If you want an interesting and entertaining read, then I suggest you pick up the latest issue of Rolling Stone featuring Bob Dylan on the cover. The interview between the American folk/blues troubadour and reporter Mikal Gilmore raises a lot of interesting points about the history of race in America, using other writers in one’s work, and Dylan’s own career. The full interview is not available online, but you can find one of the most riveting sections online here.
The interview has caused some buzz because Dylan addresses plagiarism issues that have dogged him for years, dating back to when he was accused of copying the words for “Blowin’ in the Wind” from a college student and the music from an old gospel hymn. This time, Dylan holds nothing back and says “F*uck ’em” to his critics, adding, “He’ll see them in their graves.” He does acknowledge that he has quoted other writers in his work before, including Civil War-era poet Henry Timrod, but he says that quoting other work is a long tradition in folk music.
The criticism and Dylan’s reaction to it raise a good point when pondering any art form. When is it okay to quote the work of others, and when is it plagiarism? I would argue that if you are using a line or two in your own work, but reworking it and doing something new with it, it’s not plagiarism, and that seems to be Dylan’s argument.
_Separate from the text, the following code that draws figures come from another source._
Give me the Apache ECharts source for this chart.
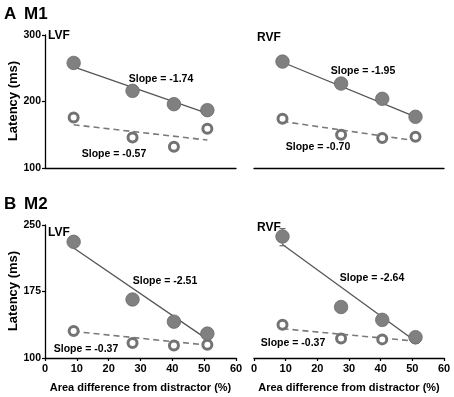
<!DOCTYPE html>
<html>
<head>
<meta charset="utf-8">
<script src="https://cdn.jsdelivr.net/npm/echarts@6/dist/echarts.min.js"></script>
<style>html,body{margin:0;padding:0;background:#fff}#c{width:454px;height:397px}</style>
</head>
<body>
<div id="c"></div>
<script>
// ---- data ----
const xVals = [9, 27.5, 40.5, 51];
const fitX = [9, 51];
const xTicks = [0, 10, 20, 30, 40, 50, 60];
const yTicksM1 = [100, 200, 300];
const yTicksM2 = [100, 175, 250];

const m1LvfFilled = [258, 216, 196, 187];
const m1LvfOpen = [176, 146, 132, 159];
const m1RvfFilled = [260, 227, 204, 177];
const m1RvfOpen = [174, 150, 145, 147];
const m2LvfFilled = [231, 166, 141, 127.5];
const m2LvfOpen = [130.5, 117, 114, 115];
const m2RvfFilled = [237, 157.5, 143, 123.5];
const m2RvfOpen = [137.5, 122, 121, 122];

const m1LvfFitSolid = [252, 182];
const m1LvfFitDashed = [165, 142];
const m1RvfFitSolid = [259, 177];
const m1RvfFitDashed = [170, 141];
const m2LvfFitSolid = [224, 121];
const m2LvfFitDashed = [130, 114.5];
const m2RvfFitSolid = [228, 119];
const m2RvfFitDashed = [133, 119];

// error bars visible beyond markers: [x, low, high]
const m2LvfErr = [[9, 227, 235]];
const m2RvfErr = [[9, 226.6, 246]];

const slopeLabels = ['Slope = -1.74', 'Slope = -0.57', 'Slope = -1.95', 'Slope = -0.70',
                     'Slope = -2.51', 'Slope = -0.37', 'Slope = -2.64', 'Slope = -0.37'];

// ---- chart ----
const FONT = '"Liberation Sans", Arial, Helvetica, sans-serif';
const chart = echarts.init(document.getElementById('c'));

const grids = [
  {left: 45, top: 35, width: 191, height: 133},
  {left: 254, top: 35, width: 190, height: 133},
  {left: 45, top: 225, width: 191, height: 133},
  {left: 254, top: 225, width: 190, height: 133}
];

function xAxis(i, bottomRow) {
  return {
    gridIndex: i, type: 'value', min: xTicks[0], max: xTicks[xTicks.length - 1], interval: 10,
    axisLine: {show: true, onZero: false, lineStyle: {color: '#000', width: 1.3}},
    axisTick: {show: bottomRow, inside: false, length: 3, lineStyle: {color: '#000', width: 1.2}},
    axisLabel: {show: bottomRow, margin: 5, color: '#000', fontFamily: FONT, fontWeight: 'bold', fontSize: 11},
    splitLine: {show: false},
    name: bottomRow ? 'Area difference from distractor (%)' : '',
    nameLocation: 'middle', nameGap: 24,
    nameTextStyle: {color: '#000', fontFamily: FONT, fontWeight: 'bold', fontSize: 11}
  };
}
function yAxis(i, ticks, visible) {
  const lo = ticks[0], hi = ticks[ticks.length - 1];
  return {
    gridIndex: i, type: 'value', min: lo, max: hi, interval: ticks[1] - ticks[0],
    show: visible,
    axisLine: {show: visible, lineStyle: {color: '#000', width: 1.3}},
    axisTick: {show: visible, length: 3, lineStyle: {color: '#000', width: 1.2}},
    axisLabel: {show: visible, margin: 4, color: '#000', fontFamily: FONT, fontWeight: 'bold', fontSize: 10.5},
    splitLine: {show: false}
  };
}

function panel(i, filled, open, fitS, fitD, err) {
  const s = [];
  s.push({type: 'line', xAxisIndex: i, yAxisIndex: i, z: 2, symbol: 'none', silent: true,
    data: fitX.map((x, k) => [x, fitD[k]]),
    lineStyle: {color: '#7a7a7a', width: 1.6, type: [6, 4]}});
  s.push({type: 'scatter', xAxisIndex: i, yAxisIndex: i, z: 3, symbolSize: 9,
    data: xVals.map((x, k) => [x, open[k]]),
    itemStyle: {color: '#fff', borderColor: '#737373', borderWidth: 3, opacity: 1}});
  s.push({type: 'line', xAxisIndex: i, yAxisIndex: i, z: 4, symbol: 'none', silent: true,
    data: fitX.map((x, k) => [x, fitS[k]]),
    lineStyle: {color: '#555', width: 1.3}});
  if (err) {
    s.push({type: 'custom', xAxisIndex: i, yAxisIndex: i, z: 5, data: err,
      renderItem: function (params, api) {
        const top = api.coord([api.value(0), api.value(2)]);
        const bot = api.coord([api.value(0), api.value(1)]);
        const w = 3;
        const st = {stroke: '#6e6e6e', lineWidth: 1.2};
        return {type: 'group', children: [
          {type: 'line', shape: {x1: top[0], y1: top[1], x2: bot[0], y2: bot[1]}, style: st},
          {type: 'line', shape: {x1: top[0] - w, y1: top[1], x2: top[0] + w, y2: top[1]}, style: st},
          {type: 'line', shape: {x1: bot[0] - w, y1: bot[1], x2: bot[0] + w, y2: bot[1]}, style: st}
        ]};
      }});
  }
  s.push({type: 'scatter', xAxisIndex: i, yAxisIndex: i, z: 6, symbolSize: 13.5,
    data: xVals.map((x, k) => [x, filled[k]]),
    itemStyle: {color: '#808080', borderColor: '#6a6a6a', borderWidth: 0.8, opacity: 1}});
  return s;
}

function txt(x, y, text, size, align, rot) {
  return {type: 'text', x: x, y: y, rotation: rot || 0, silent: true,
    style: {text: text, fill: '#000', font: 'bold ' + size + 'px ' + FONT,
      textAlign: align || 'center', textVerticalAlign: 'middle'}};
}

const graphics = [
  txt(4, 14, 'A', 17, 'left'), txt(24, 14, 'M1', 17, 'left'),
  txt(4, 204.5, 'B', 17, 'left'), txt(24, 204.5, 'M2', 17, 'left'),
  txt(48, 36, 'LVF', 12, 'left'), txt(257, 37.5, 'RVF', 12, 'left'),
  txt(48, 233, 'LVF', 12, 'left'), txt(257, 228, 'RVF', 12, 'left'),
  txt(13, 101, 'Latency (ms)', 13, 'center', Math.PI / 2),
  txt(13, 291, 'Latency (ms)', 13, 'center', Math.PI / 2),
  txt(161, 79, slopeLabels[0], 10.5), txt(114, 154, slopeLabels[1], 10.5),
  txt(363, 71, slopeLabels[2], 10.5), txt(318, 147.5, slopeLabels[3], 10.5),
  txt(165, 281, slopeLabels[4], 10.5), txt(86, 349, slopeLabels[5], 10.5),
  txt(372, 278.5, slopeLabels[6], 10.5), txt(293, 343, slopeLabels[7], 10.5)
];

chart.setOption({
  animation: false,
  backgroundColor: '#fff',
  grid: grids,
  xAxis: [xAxis(0, false), xAxis(1, false), xAxis(2, true), xAxis(3, true)],
  yAxis: [yAxis(0, yTicksM1, true), yAxis(1, yTicksM1, false), yAxis(2, yTicksM2, true), yAxis(3, yTicksM2, false)],
  series: [].concat(
    panel(0, m1LvfFilled, m1LvfOpen, m1LvfFitSolid, m1LvfFitDashed, null),
    panel(1, m1RvfFilled, m1RvfOpen, m1RvfFitSolid, m1RvfFitDashed, null),
    panel(2, m2LvfFilled, m2LvfOpen, m2LvfFitSolid, m2LvfFitDashed, m2LvfErr),
    panel(3, m2RvfFilled, m2RvfOpen, m2RvfFitSolid, m2RvfFitDashed, m2RvfErr)
  ),
  graphic: graphics
});
</script>
</body>
</html>
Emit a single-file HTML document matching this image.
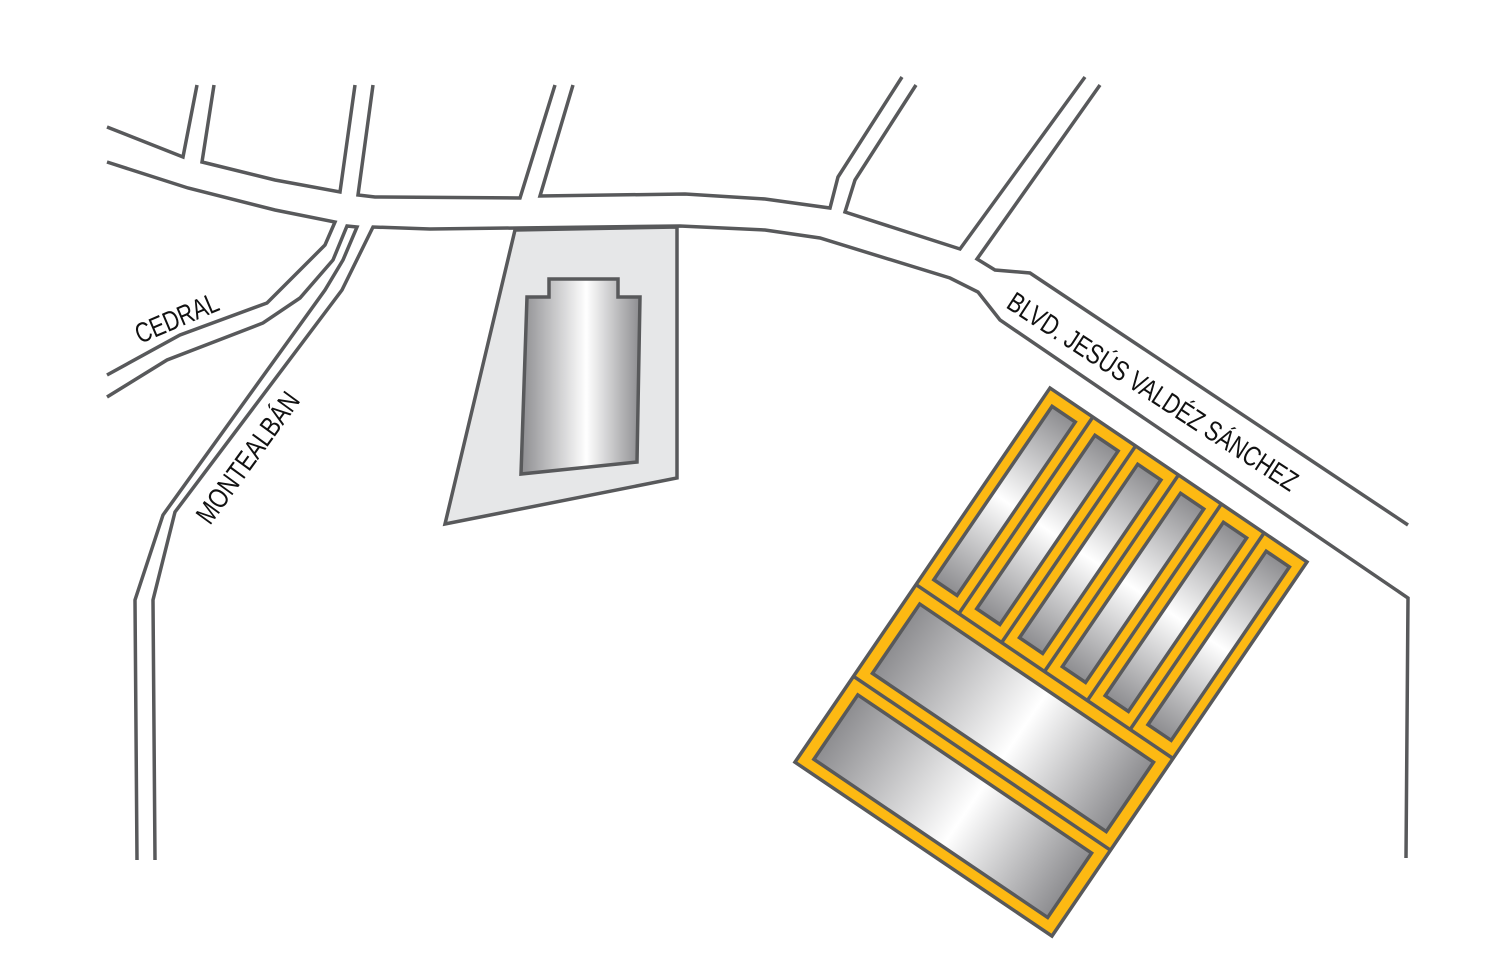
<!DOCTYPE html>
<html><head><meta charset="utf-8"><style>html,body{margin:0;padding:0;background:#fff}svg{display:block}</style></head>
<body>
<svg width="1500" height="963" viewBox="0 0 1500 963" xmlns="http://www.w3.org/2000/svg">
<defs>
<linearGradient id="gh" x1="0" y1="0" x2="1" y2="0">
<stop offset="0" stop-color="#8d8d90"/><stop offset="0.55" stop-color="#ffffff"/><stop offset="1" stop-color="#8d8d90"/></linearGradient>
<linearGradient id="gv" x1="0" y1="0" x2="0" y2="1">
<stop offset="0" stop-color="#8d8d90"/><stop offset="0.5" stop-color="#ffffff"/><stop offset="1" stop-color="#8d8d90"/></linearGradient>
</defs>
<g fill="none" stroke="#58595b" stroke-width="3.5" stroke-linejoin="miter">
<polyline points="107,127 183,157 197,85"/>
<polyline points="214,85 202,162 275,180 340,192 355,85"/>
<polyline points="373,85 358,195 375,197 520,198 555,85"/>
<polyline points="573,85 540,196 685,194 765,199 830,208 838,177 902,77"/>
<polyline points="916,85 855,180 845,212 960,249 1085,77"/>
<polyline points="1100,85 977,259 995,270 1030,273 1408,525"/>
<polyline points="107,162 188,188 275,210 335,222 325,245 300,270 267,303 180,335 107,375"/>
<polyline points="107,397 167,360 263,323 300,298 333,260 347,226 357,227 343,260 325,290 163,515 135,600 137,860"/>
<polyline points="155,860 153,600 175,512 342,290 373,227 430,229 680,226 765,230 820,238 950,278 978,292 1000,320 1408,598 1406,858"/>
</g>
<polygon points="515,230 677,227 677,478 445,524" fill="#e6e7e8" stroke="#58595b" stroke-width="3.5"/>
<polygon points="549,279 618,279 618,297 640,297 637,462 521,474 527,297 549,297" fill="url(#gh)" stroke="#58595b" stroke-width="3.5"/>
<g transform="matrix(0.829,0.561,-0.563,0.826,1050,388)" stroke="#58595b" stroke-width="3.5">
<rect x="0" y="0" width="310" height="453" fill="#fdb913"/>
<g fill="none">
<line x1="51.7" y1="0" x2="51.7" y2="238"/><line x1="103.3" y1="0" x2="103.3" y2="238"/><line x1="155" y1="0" x2="155" y2="238"/><line x1="206.7" y1="0" x2="206.7" y2="238"/><line x1="258.3" y1="0" x2="258.3" y2="238"/>
<line x1="0" y1="238" x2="310" y2="238"/><line x1="0" y1="349" x2="310" y2="349"/>
</g>
<g fill="url(#gv)">
<rect x="12" y="14" width="28" height="210"/><rect x="63.7" y="14" width="28" height="210"/><rect x="115.3" y="14" width="28" height="210"/><rect x="167" y="14" width="28" height="210"/><rect x="218.7" y="14" width="28" height="210"/><rect x="270.3" y="14" width="28" height="210"/>
</g>
<rect x="14" y="252" width="282" height="84" fill="url(#gh)"/>
<rect x="14" y="362" width="282" height="78" fill="url(#gh)"/>
</g>
<g font-family="'Liberation Sans Narrow','Liberation Sans',sans-serif" font-size="28" fill="#111">
<text transform="translate(1005,307) rotate(33)" textLength="340" lengthAdjust="spacingAndGlyphs">BLVD. JESÚS VALDÉZ SÁNCHEZ</text>
<text transform="translate(140,344) rotate(-23)" textLength="88" lengthAdjust="spacingAndGlyphs">CEDRAL</text>
<text transform="translate(210,526) rotate(-54)" textLength="155" lengthAdjust="spacingAndGlyphs">MONTEALBÁN</text>
</g>
</svg>
</body></html>
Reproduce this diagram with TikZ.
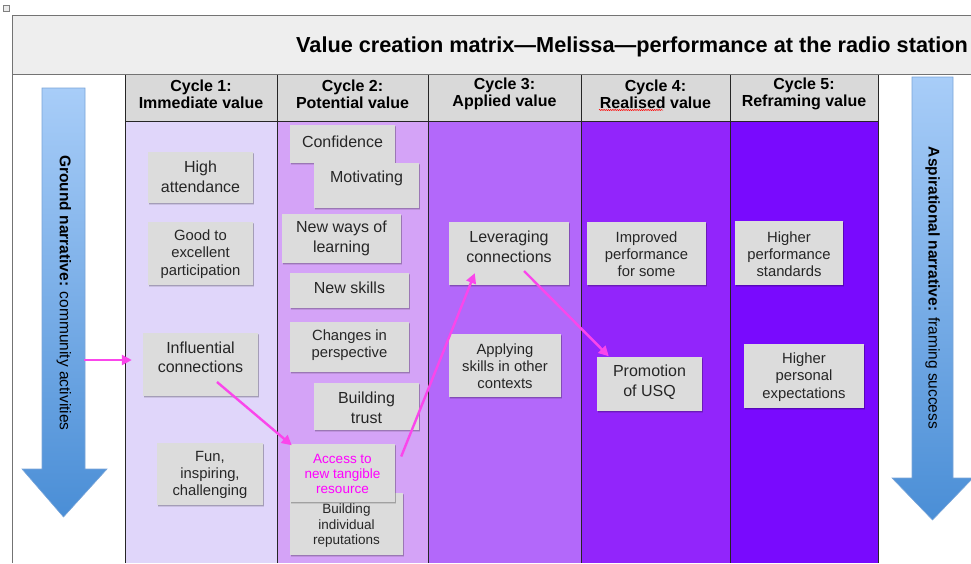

Of course, it doesn’t hurt to give a citation in an album’s notes.
Dylan covers a lot of other issues in the interview, including the 1960s, and his desire to move as far away from that era as possible, as well as his new album, Tempest, and how he felt after President Barack Obama was elected in 2008. Interestingly enough, after discussing the history of slavery and racisim in this country, Dylan refuses to state whether or not he thinks this country has changed and is any closer to a post-racial era, due to the election of its first black president.
The interivew offers a lot of insight regarding Dylan’s new album, his view on history, and the way he’s been treated by the press and his fans, including the Judas label he was given in the mid-1960s for going electric. Some of Dylan’s answers are befuddling, but that’s how he’s always been. Check it out if you’re a fan of his, or you just want a good read.